Enrichment Wednesdays: ACES Afterschool Adventures


ACES Staff

March 18, 2015

Enrichment Wednesdays: ACES Afterschool Adventures

What do you know about the mysterious Blumber Bug or the fierce predator known as the Scubri? Have you ever heard of the dragon-like Bloober that can only survive in a habitat filled with Bloober trees? Neither had I, until several weeks ago, when one of my students carefully explained that all these creatures belonged in the imaginary land that he had created in our afterschool ACES program. 

This year, all elementary and middle schools in the Roaring Fork School District have instated early release Wednesdays so that teachers can participate in professional development. As a result, schools have installed weekly afterschool enrichment programs and enlisted community members and organizations as teachers. These Enrichment Wednesdays have created another opportunity for ACES educators to teach fun and creative programs up and down the Roaring Fork Valley. This fall we taught a “Science Explorers” class at Basalt Middle School, which we followed with “Wild Words with ACES: Where Art and Science Meet” at Crystal River Elementary School in Carbondale. 

The focus of Wild Words was to blend environmental science and creativity through writing and art. The course culminated with a project in which students crafted a poem modeled after “The Magic Box” by Kit Wright. These poems describe all the things, real and imaginary, that each author would bring along on a journey to an imaginary land far, far away. The poem was organized such that students wrote about their favorite sensory experiences and also designed the biota, habitat, and climate of the fictional land their box would land in. While crafting their poems, students poured over field guides of local animals, plants, and insects, gaining ideas and inspiration. Their writing featured both the real and the imaginary:

“My box will land in a place that looks like snow and feels so warm that you might want to stay there forever.”

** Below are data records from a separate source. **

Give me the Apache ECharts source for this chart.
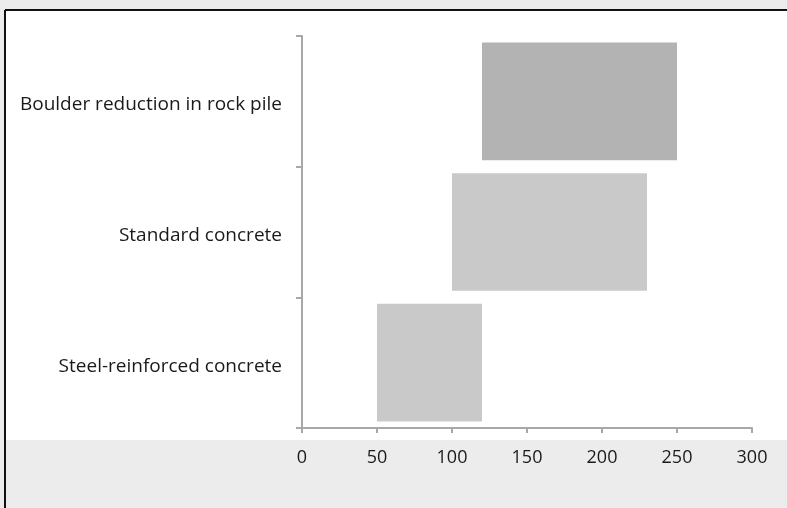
<!DOCTYPE html>
<html>
<head>
<meta charset="utf-8">
<script src="https://cdn.jsdelivr.net/npm/echarts@6/dist/echarts.min.js"></script>
<style>
html,body{margin:0;padding:0;background:#ebeceb;}
#chart{width:787px;height:508px;}
</style>
</head>
<body>
<div id="chart"></div>
<script>
var categories = ['Boulder reduction in rock pile', 'Standard concrete', 'Steel-reinforced concrete'];
var rangeStart = [120, 100, 50];
var rangeEnd = [250, 230, 120];
var barColors = ['#b3b3b3', '#c9c9c9', '#c9c9c9'];
var xTicks = [0, 50, 100, 150, 200, 250, 300];

var chart = echarts.init(document.getElementById('chart'));
var baseData = rangeStart.slice();
var spanData = rangeEnd.map(function (e, i) {
  return { value: e - rangeStart[i], itemStyle: { color: barColors[i] } };
});
chart.setOption({
  backgroundColor: '#ebeceb',
  animation: false,
  graphic: [
    { type: 'rect', shape: { x: 5, y: 10, width: 790, height: 430 }, style: { fill: '#ffffff' }, z: -10 },
    { type: 'line', shape: { x1: 5, y1: 10, x2: 5, y2: 508 }, style: { stroke: '#111111', lineWidth: 2 }, z: -9 },
    { type: 'line', shape: { x1: 5, y1: 10, x2: 787, y2: 10 }, style: { stroke: '#111111', lineWidth: 2 }, z: -9 }
  ],
  grid: { left: 302, right: 35, top: 36, bottom: 80 },
  xAxis: {
    type: 'value', min: xTicks[0], max: xTicks[xTicks.length - 1], interval: 50,
    splitLine: { show: false },
    axisLine: { show: true, lineStyle: { color: '#a8a8a8', width: 2 } },
    axisTick: { show: true, length: 5, lineStyle: { color: '#a8a8a8', width: 2 } },
    axisLabel: { color: '#1a1a1a', fontFamily: 'Open Sans', fontSize: 18, margin: 21 }
  },
  yAxis: {
    type: 'category', data: categories, inverse: true,
    axisLine: { show: true, lineStyle: { color: '#a8a8a8', width: 2 } },
    axisTick: { show: true, length: 6, lineStyle: { color: '#a8a8a8', width: 2 } },
    axisLabel: {
      margin: 20,
      formatter: function (v) { return '{a|' + v + '}'; },
      rich: { a: { color: '#1a1a1a', fontFamily: 'Open Sans', fontSize: 19, padding: [7, 0, 0, 0] } }
    }
  },
  series: [
    { type: 'bar', stack: 'r', data: baseData, itemStyle: { color: 'rgba(0,0,0,0)' }, barCategoryGap: '10%', silent: true },
    { type: 'bar', stack: 'r', data: spanData, barCategoryGap: '10%' }
  ]
});
</script>
</body>
</html>
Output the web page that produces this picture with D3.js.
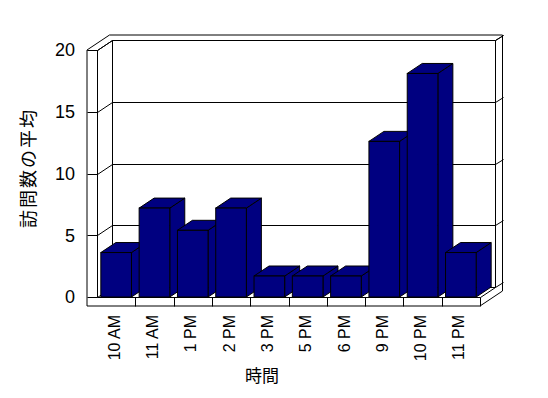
<!DOCTYPE html>
<html>
<head>
<meta charset="utf-8">
<script src="https://cdn.jsdelivr.net/npm/d3@7"></script>
<style>
  body { margin: 0; background: #fff; }
  text { font-family: "Liberation Sans", Arial, "Noto Sans CJK JP", sans-serif; fill: #000; }
</style>
</head>
<body>
<script>
const hours = ["10 AM", "11 AM", "1 PM", "2 PM", "3 PM", "5 PM", "6 PM", "9 PM", "10 PM", "11 PM"];
const visits = [3.6, 7.2, 5.4, 7.2, 1.7, 1.7, 1.7, 12.6, 18.1, 3.6];
const yTicks = [0, 5, 10, 15, 20];

const width = 548, height = 398;
// depth of the plot box and the thickness of the back wall
const dx = 15, dy = -10, tx = 7.5, ty = -5;
const x0 = 97, x1 = 480, wall = 10, floorH = 9;

const x = d3.scaleBand().domain(hours).range([x0, x1])
    .paddingInner(0.2).paddingOuter(0.1);
const y = d3.scaleLinear().domain([0, 20]).range([297, 50]);
const step = x.step();

const svg = d3.select("body").append("svg")
    .attr("width", width)
    .attr("height", height);

const yTop = y(20), base = y(0);
const line = d3.line();

// walls and floor
const frame = svg.append("g")
    .attr("fill", "none")
    .attr("stroke", "#000")
    .attr("stroke-width", 1);

frame.append("path")
    .attr("fill", "#fff")
    .attr("d", line([
      [x0 - wall, base + floorH], [x0 - wall, yTop],
      [x0 - wall + dx + tx, yTop + dy + ty], [x1 + dx + tx, yTop + dy + ty],
      [x1 + dx + tx, base + floorH + dy + ty], [x1, base + floorH]
    ]) + "Z");

const segs = [
  [[x0, yTop], [x0, base]],
  [[x0 - wall, yTop], [x0, yTop]],
  [[x0, yTop], [x0 + dx, yTop + dy], [x1 + dx, yTop + dy], [x1 + dx + tx, yTop + dy + ty]],
  [[x0 + dx, yTop + dy], [x0 + dx, base + dy]],
  [[x1 + dx, yTop + dy], [x1 + dx, base + dy]],
  [[x0, base], [x1, base], [x1 + dx, base + dy]],
  [[x1, base], [x1, base + floorH]]
];
yTicks.forEach(v => {
  const yy = y(v);
  segs.push([[x0 - wall, yy], [x0, yy], [x0 + dx, yy + dy], [x1 + dx, yy + dy], [x1 + dx + tx, yy + dy + ty]]);
});
d3.range(1, hours.length).forEach(i => {
  const xx = x0 + i * step;
  segs.push([[xx, base], [xx, base + floorH]]);
});

frame.selectAll(".seg")
  .data(segs)
  .join("path")
    .attr("class", "seg")
    .attr("d", d => line(d.map(p => [Math.round(p[0]) + 0.5, Math.round(p[1]) + 0.5])));

// bars
const bars = svg.append("g")
    .attr("fill", "#000080")
    .attr("stroke", "#000")
    .attr("stroke-width", 1)
    .attr("stroke-linejoin", "miter");

hours.forEach((h, i) => {
  const bx = x(h), bw = x.bandwidth(), by = y(visits[i]);
  const g = bars.append("g");
  g.append("path").attr("d", line([
    [bx + bw, by], [bx + bw + dx, by + dy], [bx + bw + dx, base + dy], [bx + bw, base]
  ]) + "Z");
  g.append("path").attr("d", line([
    [bx, by], [bx + dx, by + dy], [bx + bw + dx, by + dy], [bx + bw, by]
  ]) + "Z");
  g.append("rect")
      .attr("x", bx).attr("y", by)
      .attr("width", bw).attr("height", base - by);
});

// y axis labels
svg.append("g")
  .selectAll("text")
  .data(yTicks)
  .join("text")
    .attr("x", 75)
    .attr("y", d => y(d))
    .attr("dy", "0.35em")
    .attr("text-anchor", "end")
    .attr("font-size", 18)
    .text(d => d);

// x axis labels
svg.append("g")
  .selectAll("text")
  .data(hours)
  .join("text")
    .attr("transform", d => `translate(${x(d) + x.bandwidth() / 2 - 2},315) rotate(-90)`)
    .attr("dy", "0.35em")
    .attr("text-anchor", "end")
    .attr("font-size", 16)
    .text(d => d);

svg.append("text")
    .attr("x", 262)
    .attr("y", 382)
    .attr("text-anchor", "middle")
    .attr("font-size", 17)
    .style("font-family", "'Noto Sans CJK JP', sans-serif")
    .text("時間");

svg.append("text")
    .attr("transform", "translate(29,168) rotate(-90)")
    .attr("dy", "0.35em")
    .attr("text-anchor", "middle")
    .attr("font-size", 18)
    .attr("letter-spacing", 2)
    .style("font-family", "'Noto Sans CJK JP', sans-serif")
    .text("訪問数の平均");
</script>
</body>
</html>
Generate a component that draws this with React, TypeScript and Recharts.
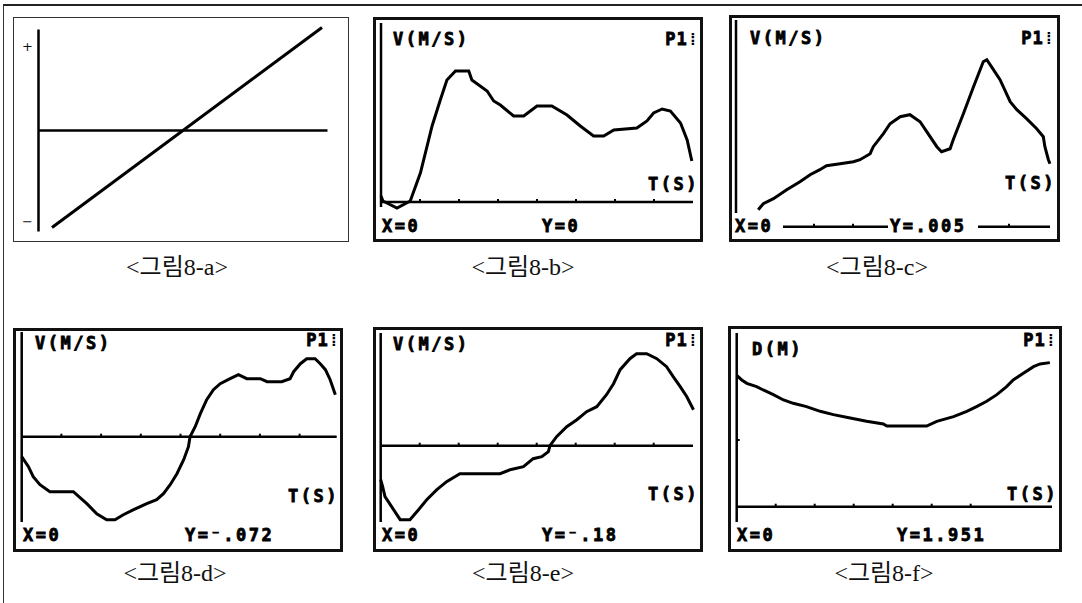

“My box will land in a place that looks like a haven for dragons, and I am their king!”

“I will put in the box a water breathing owl.”

   

With poems finished, students illustrated their poems and completed the project by crafting a diorama of the box itself. The boxes contained thunderstorms and peach trees, “bugbane” plants and sunflowers, red foxes and “harmless bees.” On our last class, students read their poems and presented their boxes to the class with pride. 

For me, this program is a beautiful example of what can happen when students are directors of their own learning, seamlessly blending their knowledge of the environment, ecology, and adaptations with wildly expressive imaginations and a keen sense of curiosity.